• July 22, 2018, 11 a.m.–12 p.m.

Art Design Chicago Storytelling Series

Featuring: Janine Mileaf, Executive Director of The Arts Club of Chicago, and artist Alexandria Eregbu

Chicago Athletic Association Hotel, Drawing Room Library

12 South Michigan Avenue, Chicago, Illinois 60603

Alexandria Eregbu, She Who Carries Weight, performance, 2017. Photo credit: RJ Eldridge


In conjunction with The Arts Club of Chicago’s exhibition, A Home for Surrealism: Fantastic Painting in Midcentury Chicago on view through August 17, curator Janine Mileaf talks with artist Alexandria Eregbu about the tradition of Surrealism in Chicago and ways in which the characteristics of the genre—fantasy and imagination—are manifest in the work of artists today.
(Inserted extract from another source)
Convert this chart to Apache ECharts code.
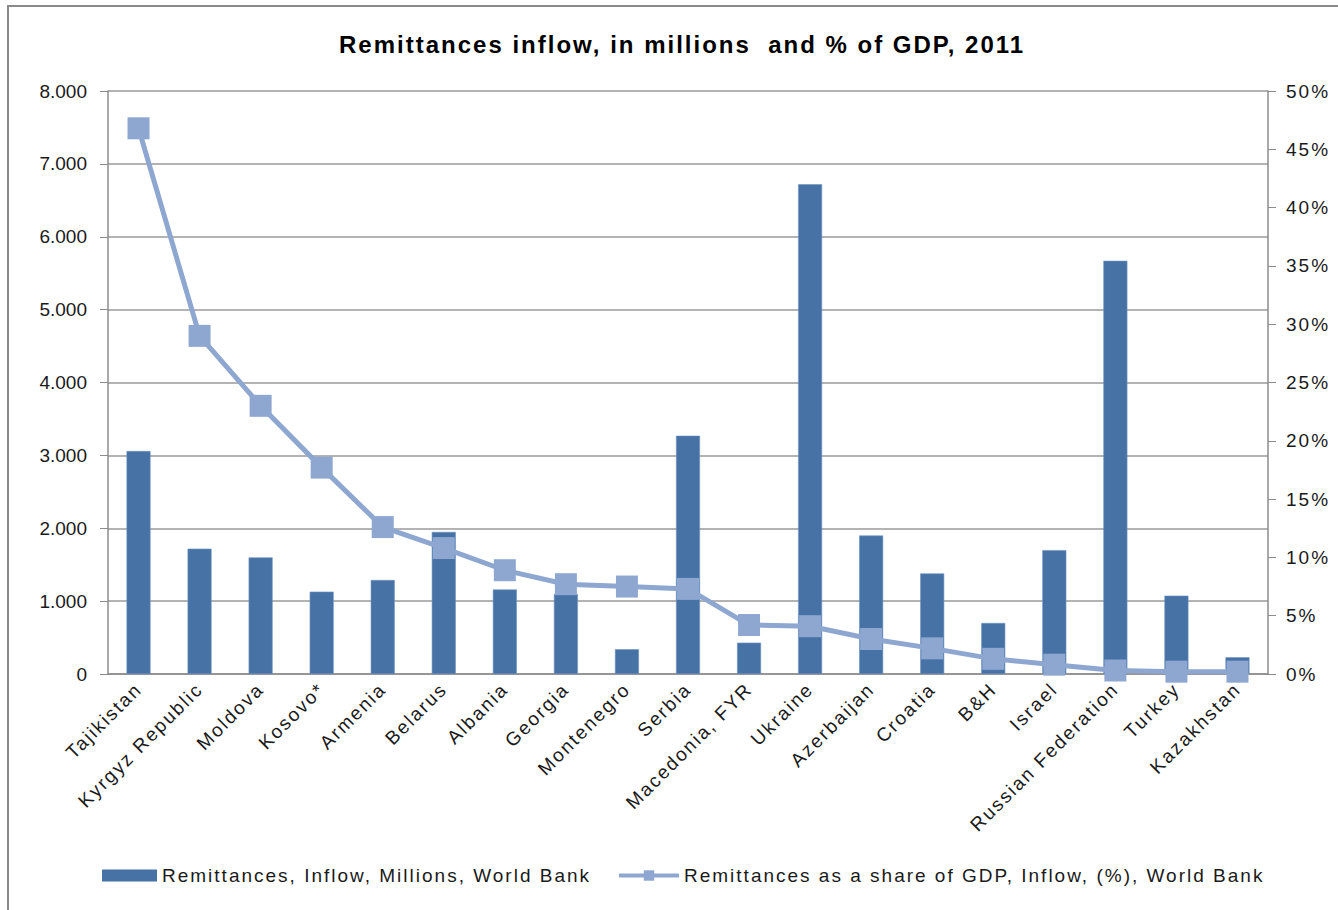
<!DOCTYPE html>
<html>
<head>
<meta charset="utf-8">
<title>Remittances inflow, 2011</title>
<script src="https://cdn.jsdelivr.net/npm/echarts@6/dist/echarts.min.js"></script>
<style>
  html, body { margin: 0; padding: 0; background: #ffffff; }
  #chart { width: 1338px; height: 910px; }
  /* loose Office-style tracking on titles, category names and legend */
  #chart text { letter-spacing: 2px; }
  /* value labels on the left axis keep normal tracking */
  #chart text[style*="Arial"], #chart text[font-family*="Arial"] { letter-spacing: 0; }
</style>
</head>
<body>
<div id="chart"></div>
<script>
// Countries, ordered by remittances as a share of GDP
const countries = [
  'Tajikistan', 'Kyrgyz Republic', 'Moldova', 'Kosovo*', 'Armenia', 'Belarus',
  'Albania', 'Georgia', 'Montenegro', 'Serbia', 'Macedonia, FYR', 'Ukraine',
  'Azerbaijan', 'Croatia', 'B&H', 'Israel', 'Russian Federation', 'Turkey', 'Kazakhstan'
];

// Remittances inflow, millions USD
const inflowMillions = [
  3060, 1720, 1600, 1130, 1290, 1950,
  1160, 1100, 340, 3270, 430, 6720,
  1900, 1380, 700, 1700, 5670, 1075, 230
];

// Remittances as a share of GDP, %
const shareOfGdp = [
  46.8, 29.0, 23.0, 17.7, 12.6, 10.8,
  8.9, 7.7, 7.5, 7.3, 4.2, 4.1,
  3.0, 2.2, 1.3, 0.8, 0.3, 0.2, 0.2
];

const seriesNames = [
  'Remittances, Inflow, Millions, World Bank',
  'Remittances as a share of GDP, Inflow, (%), World Bank'
];

const barColor = '#4672A6';
const lineColor = '#8EA7D1';
const textColor = '#1a1a1a';
const axisGray = '#8c8c8c';
const fontFamily = '"Liberation Sans", sans-serif';
const valueFont = 'Arial';

// 8000 -> "8.000"
function thousands(v) {
  return String(v).replace(/\B(?=(\d{3})+(?!\d))/g, '.');
}

const chart = echarts.init(document.getElementById('chart'), null, { renderer: 'svg' });

const legendText = { fontFamily: fontFamily, fontSize: 19, color: textColor };

chart.setOption({
  backgroundColor: '#ffffff',
  animation: false,
  textStyle: { fontFamily: fontFamily },
  graphic: [{
    type: 'rect',
    shape: { x: 8, y: 6, width: 1400, height: 1000 },
    style: { fill: 'none', stroke: '#8a8a8a', lineWidth: 2 },
    silent: true,
    z: -1
  }],
  title: {
    text: 'Remittances inflow, in millions  and % of GDP, 2011',
    left: 339,
    top: 32,
    padding: 0,
    textStyle: { fontFamily: fontFamily, fontSize: 24, fontWeight: 'bold', color: '#000' }
  },
  legend: [
    {
      left: 102,
      top: 866,
      padding: 0,
      itemWidth: 55,
      itemHeight: 12,
      textStyle: legendText,
      data: [{ name: seriesNames[0], icon: 'rect', itemStyle: { borderWidth: 0 } }]
    },
    {
      left: 617,
      top: 866,
      padding: 0,
      itemWidth: 60,
      itemHeight: 13,
      textStyle: legendText,
      data: [{ name: seriesNames[1], lineStyle: { width: 4 } }]
    }
  ],
  grid: { left: 108, right: 70, top: 91, bottom: 236, containLabel: false },
  xAxis: {
    type: 'category',
    data: countries,
    axisLine: { lineStyle: { color: axisGray, width: 1.5 } },
    axisTick: { show: false },
    axisLabel: {
      rotate: 45,
      interval: 0,
      margin: 12,
      fontFamily: fontFamily,
      fontSize: 19,
      color: textColor
    }
  },
  yAxis: [
    {
      type: 'value',
      min: 0,
      max: 8000,
      interval: 1000,
      axisLine: { show: true, lineStyle: { color: axisGray, width: 1.5 } },
      axisTick: { show: true, length: 8, lineStyle: { color: axisGray } },
      splitLine: { show: true, lineStyle: { color: '#9a9a9a', width: 1.5 } },
      axisLabel: {
        margin: 21,
        fontFamily: valueFont,
        fontSize: 19,
        color: textColor,
        formatter: thousands
      }
    },
    {
      type: 'value',
      min: 0,
      max: 50,
      interval: 5,
      position: 'right',
      axisLine: { show: true, lineStyle: { color: axisGray, width: 1.5 } },
      axisTick: { show: true, length: 8, lineStyle: { color: axisGray } },
      splitLine: { show: false },
      axisLabel: {
        margin: 18,
        fontFamily: fontFamily,
        fontSize: 19,
        color: textColor,
        formatter: '{value}%'
      }
    }
  ],
  series: [
    {
      name: seriesNames[0],
      type: 'bar',
      yAxisIndex: 0,
      data: inflowMillions,
      barWidth: 24,
      itemStyle: { color: barColor, borderColor: '#6f93c0', borderWidth: 0.6 },
      z: 2
    },
    {
      name: seriesNames[1],
      type: 'line',
      yAxisIndex: 1,
      data: shareOfGdp,
      symbol: 'rect',
      symbolSize: 22,
      lineStyle: { color: lineColor, width: 5 },
      itemStyle: { color: lineColor },
      z: 3
    }
  ]
});
</script>
</body>
</html>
Janine Mileaf, Ph.D. is Executive Director of The Arts Club of Chicago. A former Associate Professor at Swarthmore College, she is the author of Please Touch: Dada and Surrealist Objects After the Readymade and contributes to a range of international publications and museum exhibition catalogues.
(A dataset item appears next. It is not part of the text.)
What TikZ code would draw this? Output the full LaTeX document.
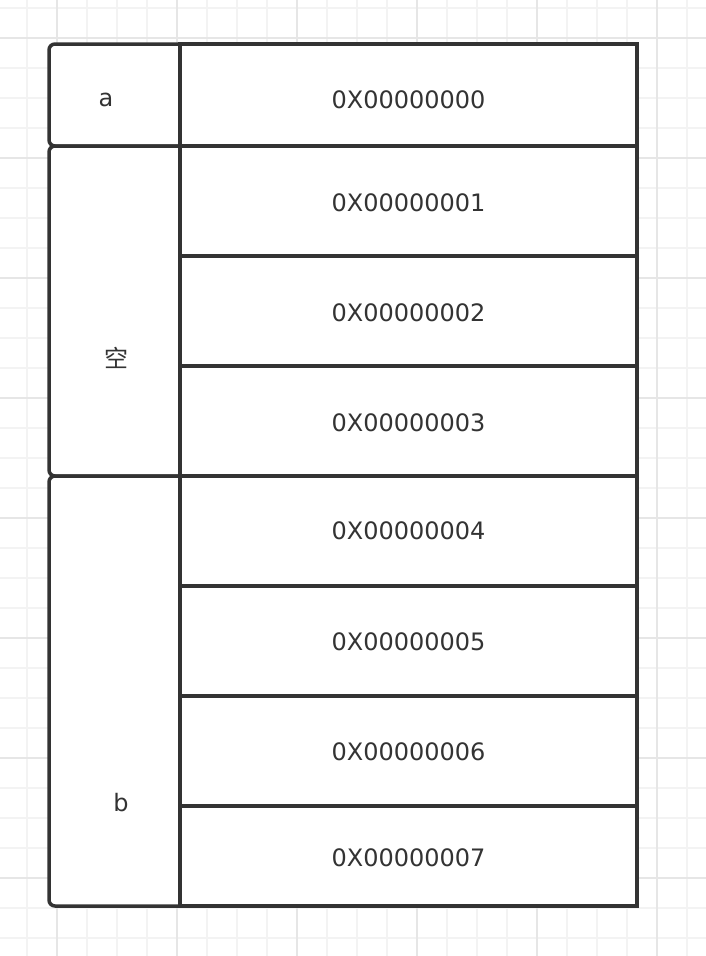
\documentclass[tikz,border=0pt]{standalone}
\usepackage{fontspec}
\setmainfont{DejaVu Sans}
\newfontfamily\cjk{Noto Sans CJK SC}
\definecolor{linegray}{HTML}{333333}
\definecolor{gridminor}{HTML}{F3F3F3}
\definecolor{gridmajor}{HTML}{E6E6E6}

\begin{document}
\begin{tikzpicture}[x=1pt,y=-1pt]
        \tikzstyle{every node}+=[inner sep=0pt, outer sep=0pt]
        \tikzstyle{addr}=[draw=linegray, line width=3.5pt, fill=white, minimum width=457pt]
        \tikzstyle{var}=[draw=linegray, line width=3.5pt, fill=white, rounded corners=6pt, minimum width=146pt]
        \tikzstyle{txt}=[text=linegray, font=\fontsize{24}{28}\selectfont]
        \useasboundingbox [fill=white] (0,0) rectangle (706,956);
        % background grid
        \foreach \x in {27,57,...,687}
            \draw [gridminor, line width=1.5pt] (\x,0) -- (\x,956);
        \foreach \y in {8,38,...,938}
            \draw [gridminor, line width=1.5pt] (0,\y) -- (706,\y);
        \foreach \x in {57,177,...,657}
            \draw [gridmajor, line width=1.5pt] (\x,0) -- (\x,956);
        \foreach \y in {38,158,...,878}
            \draw [gridmajor, line width=1.5pt] (0,\y) -- (706,\y);
        % variables
        \node [var, minimum height=102pt] (cella) at (122,95) {};
        \node [var, minimum height=330pt] (cellgap) at (122,311) {};
        \node [var, minimum height=430pt] (cellb) at (122,691) {};
        \node [txt] (labela) at (106,100) {a};
        \node [txt] (labelgap) at (116,358) {\cjk 空};
        \node [txt] (labelb) at (121,803) {b};
        % addresses
        \foreach \n/\y/\h/\ty in {0/95/102pt/100, 1/201/110pt/203, 2/311/110pt/313, 3/421/110pt/423,
                                  4/531/110pt/531, 5/641/110pt/642, 6/751/110pt/752, 7/856/100pt/858}
        {
            \node [addr, minimum height=\h] (addr\n) at (408.5,\y) {};
            \node [txt] (addrtxt\n) at (408.5,\ty) {0X0000000\n};
        }
\end{tikzpicture}
\end{document}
Alexandria Eregbu is a visual artist, independent curator, and co-founder of Du Monde Noir, (formerly known as AfroSurreal Chicago)—an artistically run collective which seeks to identify contemporary evidences of Surrealist activity produced by visual artists and writers of the African diaspora in the U.S. and abroad. Among her curatorial projects is Marvelous Freedom / Vigilance of Desire, Revisited—a group exhibition that engaged Chicago’s Surrealist history by reexamining the first Marvelous Freedom/Vigilance of Desire, the world’s largest Surrealist exhibition, which took place in Chicago in 1976.